Brazil’s Supreme Court ruled on behalf of the religious rights of two Seventh-day Adventist church members on November 26, 2020. In an 8-3 decision, Brazil’s top justices ruled for alternate arrangements to be made on behalf of Geismario Silva Dos Santos, and 7-4 for reasonable accommodation for Margarete da Silva Mateus Furquim.
Both cases are specifically related to the rights of two church members to keep Saturday, the biblical seventh-day Sabbath — from Friday sunset to Saturday sunset — as a holy day of rest. Mateus Furquim had been adversely affected after repeatedly skipping classes on Friday evenings. Silva Dos Santos had been repeatedly prevented from taking a test that would have allowed him to access a civil service position for which he had already qualified. Both church members had sued after being repeatedly denied their rights by public entities that refused to make accommodations for their Sabbath observance. Brazil’s Supreme Court agreed to consider their cases after Silva Dos Santos and Mateus Furquim had gone through all judicial stages and appeals at lower courts.
In the Silva Dos Santos case, the Supreme Court ruled that “it should be possible to carry out public activities on dates and times different from those requested to someone who may plead exemption due to matters of conscience or religious belief, providing arrangements are reasonable and preserve the equality of all candidates involved.” In Mateus Furquim’s case, the Supreme Court ruled that “it is possible for public service, even at a probationary stage, to establish alternative criteria for the regular exercise of the regular duties inherent to public positions, on behalf of civil servants who may plead exemption due to matters of conscience or religious belief, providing arrangements are reasonable, and they do not involve distortion in the performing of their duties.”
According to Adventist legal experts in South America, the November 26 ruling can now be used as jurisprudence for similar cases before Brazilian courts.
Luigi Braga, director of Legal Affairs for the Adventist Church in the South American Division church region, highlighted how significant the ruling is for the 1.5 million Adventist church members in Brazil, calling the Supreme Court’s decision “historic.” During a previous hearing before the Supreme Court, Braga had stressed the longstanding nature of the Saturday (Sabbath) rest injunction according to Exodus 20:8-11 in the Bible. “No person should be deprived of his rights as a result of his religious beliefs,” Braga had told the court.
How Justices Voted
Supreme Court members’ votes reflected a variety of opinions on the topic. Justice José Dias Toffoli voted in dissent, arguing that there is no right to rescheduling exams on the grounds of religious beliefs. According to Dias Toffoli, “The right to believe is also the right not to believe, and it is not possible to allow for a privilege that cannot be extended to those who have other beliefs or simply do not believe.”
At the other end, Justice Luiz Edson Fachin defended the validity of offering alternatives to guarantee religious freedom and stressed that the State has the onus of proving religious diversity is protected, something that, according to him, includes freedom of worship.

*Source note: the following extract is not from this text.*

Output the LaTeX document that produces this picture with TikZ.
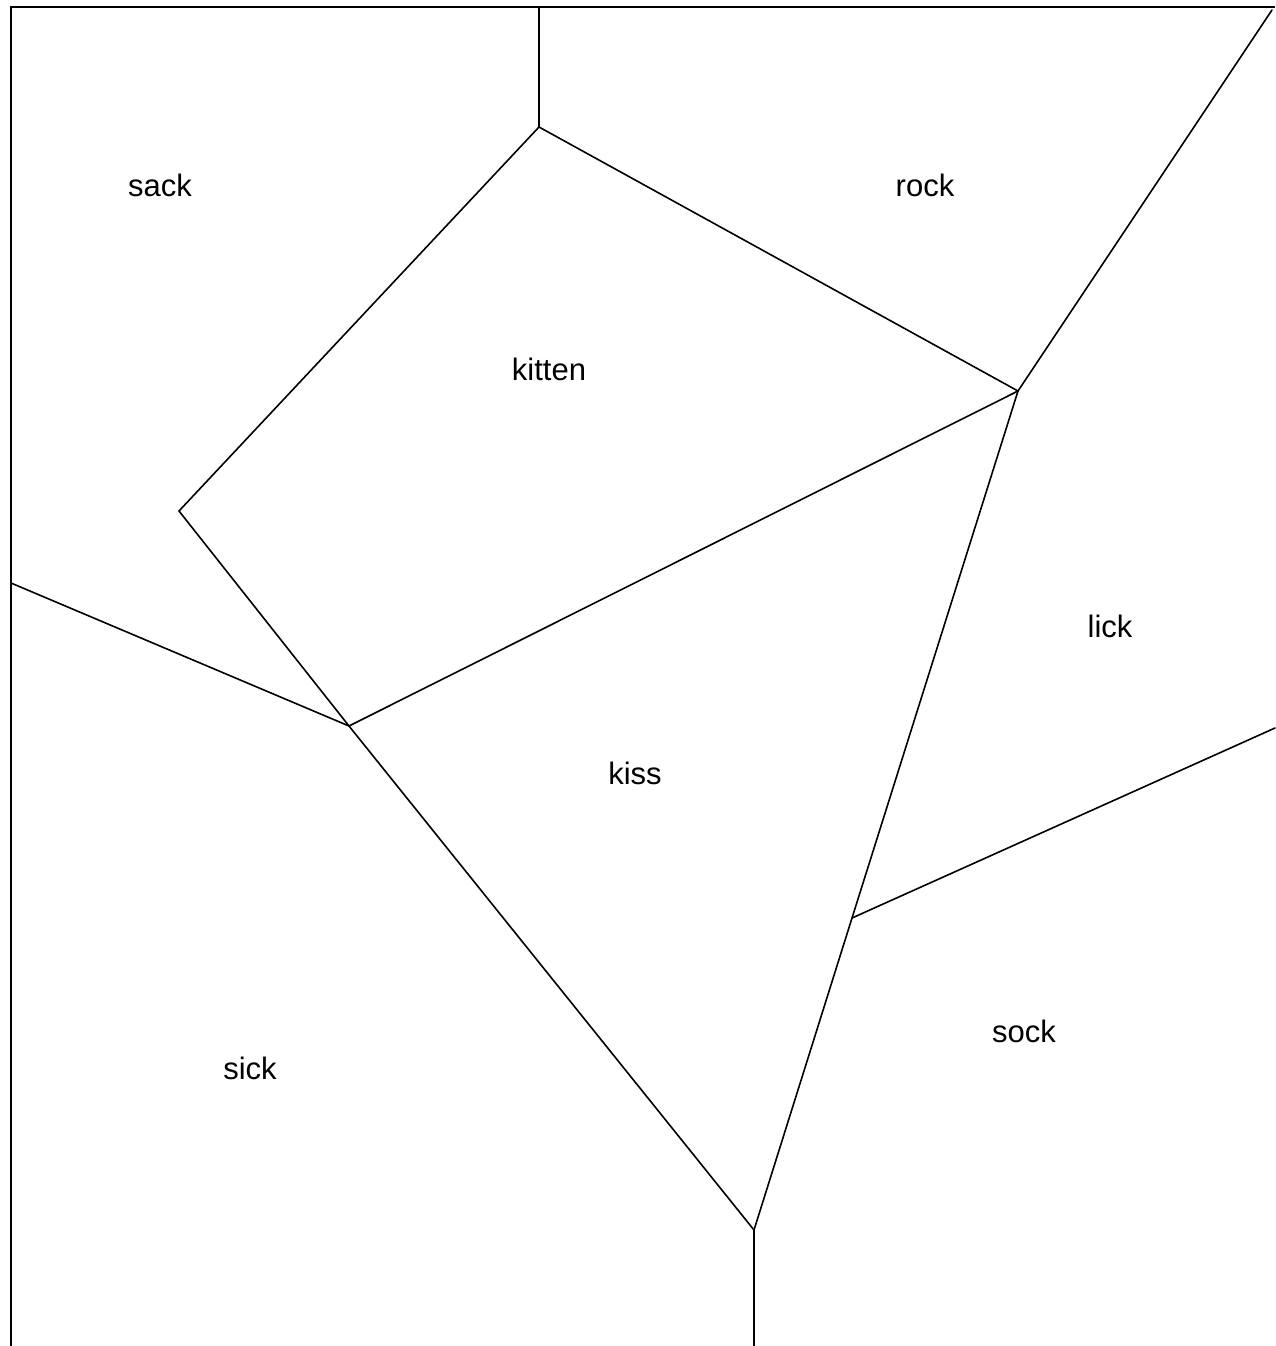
\documentclass[tikz,border=0pt]{standalone}
\usepackage{fontspec}
\setmainfont{Liberation Sans}
\begin{document}
\begin{tikzpicture}[x=1pt,y=-1pt,
  edge/.style={line width=1.6pt,line cap=round,line join=round},
  border/.style={line width=2.6pt},
  lbl/.style={font=\fontsize{31}{37}\selectfont,inner sep=0pt}]
\useasboundingbox (0,0) rectangle (1275,1346);
\fill[white] (0,0) rectangle (1275,1346);
% vertices
\coordinate (TA) at (539,7);
\coordinate (B) at (539,127);
\coordinate (C) at (1018,391);
\coordinate (D) at (179,511);
\coordinate (E) at (349,726);
\coordinate (F) at (754,1230);
\coordinate (G) at (852,918);
\coordinate (L) at (11,583);
\coordinate (TR) at (1272,10);
\coordinate (R) at (1275,728);
\coordinate (BF) at (754,1346);
% border
\draw[border] (11,1346) -- (11,7) -- (1275,7);
% edges
\draw[edge] (TA) -- (B);
\draw[edge] (B) -- (C);
\draw[edge] (B) -- (D);
\draw[edge] (D) -- (E);
\draw[edge] (E) -- (F);
\draw[edge] (L) -- (E);
\draw[edge] (E) -- (C);
\draw[edge] (C) -- (TR);
\draw[edge] (C) -- (G);
\draw[edge] (G) -- (F);
\draw[edge] (G) -- (R);
\draw[edge] (F) -- (BF);
% labels
\node[lbl] (sack) at (160,185) {sack};
\node[lbl] (rock) at (925,185) {rock};
\node[lbl] (kitten) at (549,369) {kitten};
\node[lbl] (lick) at (1110,626) {lick};
\node[lbl] (kiss) at (635,773) {kiss};
\node[lbl] (sick) at (250,1068) {sick};
\node[lbl] (sock) at (1024,1031) {sock};
\end{tikzpicture}
\end{document}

Justice Alexandre de Moraes stated that it is possible, within the principles of religious tolerance and reasonableness, for compatibility with alternative provisions for Sabbath-keepers. “It is possible to establish differences in dates and times in public service, as a result of personal religious beliefs,” he wrote in his concurring opinion. “Even though public entities do not need to take into account religious calendars to set their routines, it would not be reasonable to say that, due to a person’s religious beliefs, he or she may be absolutely prevented from claiming access to a civil service position.”
In a concurring opinion, Justice Luís Roberto Barroso wrote that “it is possible for a candidate to fulfill testing or similar requirements at a different date and time than the ones communicated by public notice, as long as such request does not create any disproportionate burden to the public administration, nor interferes with the equality of the event, that is to say, that similar opportunities are preserved on behalf of every applicant.”
Other Supreme Court members also concurred. For Rosa Weber, the ruling is about protecting the duty of public entities to provide necessary accommodation, an obligation that includes the rights of Sabbath-keepers. Justice Cármen Lúcia Antunes Rocha, who spoke after Weber, stressed that the Constitution cannot give some rights and take away others. In that sense, she said, “Sabbath-keepers cannot be subjected to situations in which they need to choose between their faith and being able to apply and be tested for civil service.” And she added, “The State is separated from religion, but human beings are not separated from faith.”
Helio Carnassale, director of Public Affairs and Religious Liberty in the South American Division, thanked all the church members who were praying for the outcome of these cases. He called the ruling “a great victory thanks to God’s blessing.” Carnassale stressed that the ruling also has broad and far-reaching consequences.
“This is more than an Adventist cause; it is a ruling that benefits every person with a holy religious day. It stresses our conviction that freedom of religion is an individual right, something that every human being must equally enjoy.”